Para empezar, se supone —eso he leído— que este libro estuvo prohibido en varios países debido a su contenido y a las prácticas en las que sus protagonistas se envuelven, y tengo que decir que tampoco es para tanto. La idea en sí del libro es en sí interesante, pero cuando se la examina un poco en detalle, parece carecer del más mínimo sentido y solidez y tener multitud de grietas, aunque esa impresión cambia en ciertos momentos concretos. Y aunque es normal que carezca de sentido, el autor pasa bastantes páginas intentando que la propia idea no carezca de solidez (al menos desde un punto de vista psicológico), aunque no voy a entrar en detalle porque tampoco tengo tiempo ni demasiado interés.

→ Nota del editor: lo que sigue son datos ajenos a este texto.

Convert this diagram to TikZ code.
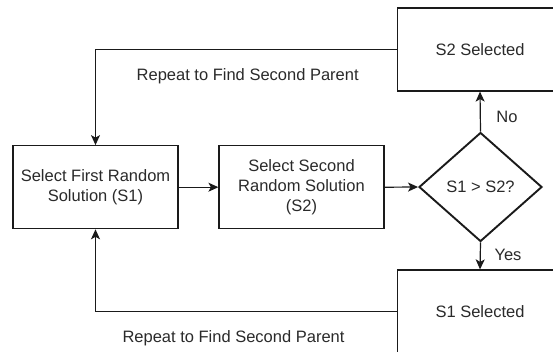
\documentclass[tikz,border=0pt]{standalone}
\usepackage{fontspec}
\setmainfont{Liberation Sans}
\usetikzlibrary{shapes.geometric,arrows.meta}
\definecolor{ink}{HTML}{1A1A1A}
\definecolor{label}{HTML}{2A2A2A}
\tikzset{
  every node/.style={font=\fontsize{16.5}{20}\selectfont, text=label},
  procbox/.style={draw=ink, line width=1.2pt, rectangle, align=center,
                  minimum width=165pt, minimum height=83pt, inner sep=2pt},
  decision/.style={draw=ink, line width=1.9pt, diamond, align=center,
                   minimum width=123pt, minimum height=109pt, inner sep=0pt},
  link/.style={draw=ink, line width=1.2pt,
               -{Stealth[length=10pt, width=9pt, inset=2.5pt]}},
  tag/.style={inner sep=0pt}
}
\begin{document}
\begin{tikzpicture}[x=1pt, y=-1pt]
  \clip (0,0) rectangle (553,351);

  % main row
  \node[procbox] (first)  at (95.5,187.2) {Select First Random\\Solution (S1)};
  \node[procbox] (second) at (301.5,187.2) {Select Second\\Random Solution\\(S2)};
  \node[decision] (dec)   at (480.5,187) {S1 > S2?};

  % outcomes
  \node[procbox] (s2sel) at (480,49.5)  {S2 Selected};
  \node[procbox] (s1sel) at (480,311.5) {S1 Selected};

  % connectors
  \draw[link] (first.east) -- (second.west);
  \draw[link] (second.east) -- (dec.west);
  \draw[link] (dec.north) -- (s2sel.south);
  \draw[link] (dec.south) -- (s1sel.north);
  \draw[link] (s2sel.west) -| (first.north);
  \draw[link] (s1sel.west) -| (first.south);

  % labels
  \node[tag] (lno)  at (507,117) {No};
  \node[tag] (lyes) at (508,255) {Yes};
  \node[tag] (ltop) at (247.7,76.5) {Repeat to Find Second Parent};
  \node[tag] (lbot) at (233.5,338) {Repeat to Find Second Parent};
\end{tikzpicture}
\end{document}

Por otra parte, el propio argumento, las características de la propia historia sirven como excusa y justificación de cualquier pega que se le pueda poner a la historia, aunque para entender esto hay que leer el libro.

Eso respecto a la idea global, el argumento del libro. Si pasamos a cómo está escrito, o la satisfacción que produce leerlo, hay que reconocer que si nos fiamos del dicho que dice que en la variedad está el gusto, este libro debería ser agradable de leer. El autor pasa a lo largo del texto por informes policiales, diálogos, pensamientos en primera persona, narraciones de un tercero, descripciones, lo que hace que el texto sea, excepto en algunos casos muy puntuales, entretenido. No obstante, a lo largo del libro me he encontrado con impresiones contradictorias. Mientras que habían capítulos excelentes, otros me parecían de dudosa calidad literaria e imaginativa, aunque en conjunto, el resultado es ciertamente positivo.

En especial, yo destacaría tres facetas del libro. Primero, una presencia bastante constante de sexo explícito, quizá algo excesiva. En segundo lugar, hay partes del libro realmente desternillantes (que suelen durar tres/cuatro páginas) y por último, abundancia de rezos y sentencias propias de una religión pero que —en mi opinión— no encajan en ocasiones demasiado con lo que se ha leído hasta el momento (pienso que la ambientación para ello es insuficiente).

La conclusión refleja las impresiones que he tenido a lo largo del libro: es un libro interesante, que vale la pena leer, pero que aun no incluyéndolo entre mis mejores lecturas, sí recomendaría como lectura.

Ahora, vuelvo a Auster: Leviatán (no, no ese Leviatán).

El Palacio de la Luna

Acabé ayer el segundo libro de Auster que leo, El Palacio de la Luna. A pesar de que fue —según las reseñas— el libro que encumbró a Auster, me gusta mucho más el primero que leí (El libro de las ilusiones), que es al contrario el último de este autor. El siguiente en la lista es Leviatán (no, no ese leviatán), aunque tendrá que esperar al de Luke Rhinehart.